O reencontro aconteceu por acaso. Tupperware cheio de doces à tiracolo, Josiane Bezerra reconheceu de pronto a maestrina Dulce Primo, 74. “Duuulce! Sou eu, a Josiane, do coral. Lembra?”. Dulce lembrou. Hoje com 31 anos, a vendedora ambulante participou do coral do Palácio Avenida entre 1994 e 1998, enquanto esteve acolhida em uma das instituições mantidas pelo HSBC. Orgulhosa, quis mostrar para a maestrina que as lições não foram esquecidas e cantarolou parte do repertório musical natalino em pleno calçadão da Rua XV.
“Tenho voz para cantar até hoje por causa disso aqui”, contou, indicando o palacete já com os primeiros arranjos para o Natal. “Sei de cor as músicas e sempre que dá, venho assistir o coral.” Quase 20 anos depois, “cantar na janela” ainda é parte de sua memória afetiva.
Evento dos mais tradicionais em Curitiba, o Natal do Palácio Avenida marcou a história de algumas centenas de crianças que, como Josiane, puderam cantar das janelas do prédio histórico ao longo de 25 anos desde que o coral foi criado. O projeto também é parte das lembranças natalinas de milhares de pessoas que, contagiadas pelo clima dessa época, acompanham as apresentações todos os anos. O que a maior parte desse público fiel não imagina é que o projeto também mobilizou mudanças importantes na vida de muitas crianças e adolescentes que passaram por ele.

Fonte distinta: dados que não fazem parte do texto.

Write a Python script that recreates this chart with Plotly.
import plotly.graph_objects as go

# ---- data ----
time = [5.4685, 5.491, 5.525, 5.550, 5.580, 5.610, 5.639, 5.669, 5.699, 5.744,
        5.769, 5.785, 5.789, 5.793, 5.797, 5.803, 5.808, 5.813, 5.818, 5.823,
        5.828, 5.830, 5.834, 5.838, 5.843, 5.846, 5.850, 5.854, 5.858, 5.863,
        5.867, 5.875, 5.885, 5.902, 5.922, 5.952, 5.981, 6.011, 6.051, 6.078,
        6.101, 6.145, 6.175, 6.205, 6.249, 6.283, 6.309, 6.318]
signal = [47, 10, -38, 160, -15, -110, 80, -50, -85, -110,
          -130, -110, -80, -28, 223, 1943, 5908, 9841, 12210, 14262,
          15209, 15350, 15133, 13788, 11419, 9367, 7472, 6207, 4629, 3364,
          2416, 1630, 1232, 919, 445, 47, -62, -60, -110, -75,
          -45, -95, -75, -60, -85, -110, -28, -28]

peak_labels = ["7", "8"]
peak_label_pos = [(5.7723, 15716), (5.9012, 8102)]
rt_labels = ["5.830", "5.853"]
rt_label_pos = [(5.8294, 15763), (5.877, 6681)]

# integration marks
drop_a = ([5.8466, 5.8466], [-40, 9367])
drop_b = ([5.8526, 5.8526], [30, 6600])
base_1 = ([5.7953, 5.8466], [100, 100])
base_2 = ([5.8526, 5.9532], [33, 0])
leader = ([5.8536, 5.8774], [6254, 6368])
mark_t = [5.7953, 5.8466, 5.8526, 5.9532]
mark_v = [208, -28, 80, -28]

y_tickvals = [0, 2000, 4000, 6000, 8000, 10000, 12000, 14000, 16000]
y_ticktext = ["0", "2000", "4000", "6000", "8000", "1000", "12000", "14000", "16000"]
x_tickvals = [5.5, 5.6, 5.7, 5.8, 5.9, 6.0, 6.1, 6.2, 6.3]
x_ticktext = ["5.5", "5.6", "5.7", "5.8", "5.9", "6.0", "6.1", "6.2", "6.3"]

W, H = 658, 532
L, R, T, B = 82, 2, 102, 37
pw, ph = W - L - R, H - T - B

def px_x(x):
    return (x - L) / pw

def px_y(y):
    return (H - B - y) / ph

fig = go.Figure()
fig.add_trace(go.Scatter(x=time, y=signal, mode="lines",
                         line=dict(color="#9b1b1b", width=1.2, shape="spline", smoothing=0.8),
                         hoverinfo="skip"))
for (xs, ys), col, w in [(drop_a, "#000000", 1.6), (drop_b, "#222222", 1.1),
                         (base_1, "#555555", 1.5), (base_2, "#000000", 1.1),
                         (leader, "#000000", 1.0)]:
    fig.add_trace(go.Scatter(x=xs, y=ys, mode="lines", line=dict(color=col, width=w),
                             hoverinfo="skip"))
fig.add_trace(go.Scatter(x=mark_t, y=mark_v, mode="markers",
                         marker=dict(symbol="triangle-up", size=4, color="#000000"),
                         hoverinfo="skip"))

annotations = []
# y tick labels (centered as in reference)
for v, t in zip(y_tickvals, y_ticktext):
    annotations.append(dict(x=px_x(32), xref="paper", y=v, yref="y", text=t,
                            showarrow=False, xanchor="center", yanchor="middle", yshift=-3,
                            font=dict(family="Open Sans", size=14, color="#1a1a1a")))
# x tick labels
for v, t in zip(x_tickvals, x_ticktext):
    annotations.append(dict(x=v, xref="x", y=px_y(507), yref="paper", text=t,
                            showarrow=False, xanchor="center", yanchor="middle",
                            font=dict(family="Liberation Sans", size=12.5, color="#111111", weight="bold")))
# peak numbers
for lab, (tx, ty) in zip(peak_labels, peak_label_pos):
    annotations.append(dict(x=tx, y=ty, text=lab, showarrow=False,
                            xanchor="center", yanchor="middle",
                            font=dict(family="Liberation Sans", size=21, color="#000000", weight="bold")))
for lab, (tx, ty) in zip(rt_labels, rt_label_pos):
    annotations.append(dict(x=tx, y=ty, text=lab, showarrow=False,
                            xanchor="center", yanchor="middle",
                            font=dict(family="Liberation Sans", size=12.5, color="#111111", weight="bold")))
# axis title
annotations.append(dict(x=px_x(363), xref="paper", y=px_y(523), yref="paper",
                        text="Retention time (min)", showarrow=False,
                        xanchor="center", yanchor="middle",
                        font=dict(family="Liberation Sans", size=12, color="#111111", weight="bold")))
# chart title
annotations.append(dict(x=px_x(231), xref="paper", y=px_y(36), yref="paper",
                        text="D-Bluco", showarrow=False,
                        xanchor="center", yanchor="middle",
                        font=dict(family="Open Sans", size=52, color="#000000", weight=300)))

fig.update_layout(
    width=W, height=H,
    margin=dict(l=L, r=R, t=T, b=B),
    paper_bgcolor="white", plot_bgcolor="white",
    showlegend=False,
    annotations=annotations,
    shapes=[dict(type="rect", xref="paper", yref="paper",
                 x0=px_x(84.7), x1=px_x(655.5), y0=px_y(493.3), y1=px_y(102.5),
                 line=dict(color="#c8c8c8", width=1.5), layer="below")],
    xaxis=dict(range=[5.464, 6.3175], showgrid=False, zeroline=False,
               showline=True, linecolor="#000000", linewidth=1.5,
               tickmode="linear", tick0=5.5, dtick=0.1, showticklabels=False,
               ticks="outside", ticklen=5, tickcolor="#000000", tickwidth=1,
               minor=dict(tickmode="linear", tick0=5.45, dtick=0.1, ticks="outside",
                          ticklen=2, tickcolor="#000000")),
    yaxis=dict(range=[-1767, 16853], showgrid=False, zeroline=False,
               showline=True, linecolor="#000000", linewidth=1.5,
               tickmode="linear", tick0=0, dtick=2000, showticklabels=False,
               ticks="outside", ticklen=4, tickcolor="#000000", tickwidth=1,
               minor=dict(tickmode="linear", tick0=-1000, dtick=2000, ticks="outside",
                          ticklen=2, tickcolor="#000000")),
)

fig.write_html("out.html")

De acordo com Dulce, cuja história pessoal também se cruza com a do coral, sob sua batuta há 21 anos, boa parte dos que participaram do projeto de educação musical cultivam a relação com a música até hoje, participando de corais de igrejas e bairros; alguns, inclusive, decidiram fazer da música profissão e hoje estudam na Escola de Belas Artes; e há ainda aqueles casos em que o coral promoveu encontros definitivos entre os coralistas e os “anjos” (servidores do HSBC que acompanham as crianças durante as apresentações) – já teve até adoção.
“As lembranças que eles têm do coral são muito felizes. Eles não lembram tanto das músicas, mas do estar junto, da preparação para as apresentações, das peripécias que aprontaram. Eles dizem que querem cantar de novo, que querem ser Anjo. Para mim, esse retorno é a confirmação de que esse trabalho é importante, porque a gente vê que foi eternizado na memória de quem participou.”